In this clip from Sommelier’s Notebook An Intro to Grenache, Sabato Sagaria explains why the llicorella soils in Priorat are essential for ripening this heat-loving grape.
West of Aragon in Rioja, the grape plays a more minor but essential role. Together with Tempranillo, Garnacha adds perfume, body, and alcohol to the final expression.
French winemakers in the Languedoc-Roussillon often blend Grenache with Syrah, Mourvèdre, Carignan or Cinsault. A typical profile doesn’t exist since the styles can vary so greatly. It often depends on the winemaker’s preference and composition of the blend, plus the vineyard micro-climate. Most combinations have a spicy and herbal characteristic, reminiscent of herbs that grow locally. In the Southern Rhone, Grenache plays an integral role in the world-renowned GSM (Grenache-Syrah-Mourvedre) blends of Châteauneuf-du-Pape. GSMs have a full-body, rich texture, and a concentration of red fruit flavours.
If you love the GSM expression but don’t want to spend too much, opt for a generic Côtes-du-Rhône, which is easy to find in the $20-$25 range. Or, for something in the mid-range, look for Gigondas or Vacqueyras. Both have Cru status but are often in the shadows of Châteauneuf-du-Pape.
Try It Chilled
Contrary to most people’s beliefs, full-bodied wines such as Grenache can – and should – be chilled. A good-quality bottle that holds good structure and moderate tannins should be served at cellar temperature, between 62-65°F (16-18°C). This range is below modern-day room temperature, which means the bottle should be popped in the fridge for 10 minutes before opening.
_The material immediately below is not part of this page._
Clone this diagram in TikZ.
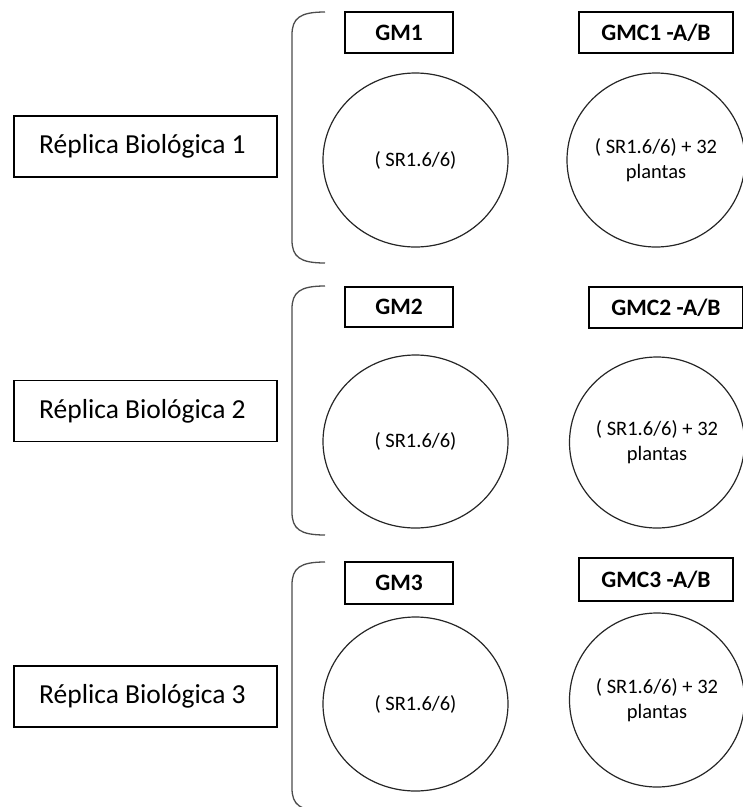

Given the popularity of Grenache in Spain and southern France, it’s no wonder that we see it create some of those area’s most popular rosés. Grenache goes into Provence Rosé and Garnacha Rosado. Both versions are typically dry with zesty acidity and lively red fruit flavors of strawberry and watermelon.
Food Pairing Ideas
The full body and moderate to high alcohol levels in Grenache make it the perfect pairing for hearty dishes. Its subtle spice flavors can help bring out the spice or herbs in roasted dishes or braised meats. For root vegetable fanatics, try Grenache-based wines with a veggie stew. For meat lovers, anything off the barbecue will do, such as slow-cooked pork. Are you looking for something with a bit of spice? Fortunately, Grenache is an excellent accompaniment to spicy cuisine. Try it with Indian curries or Sichuan dishes.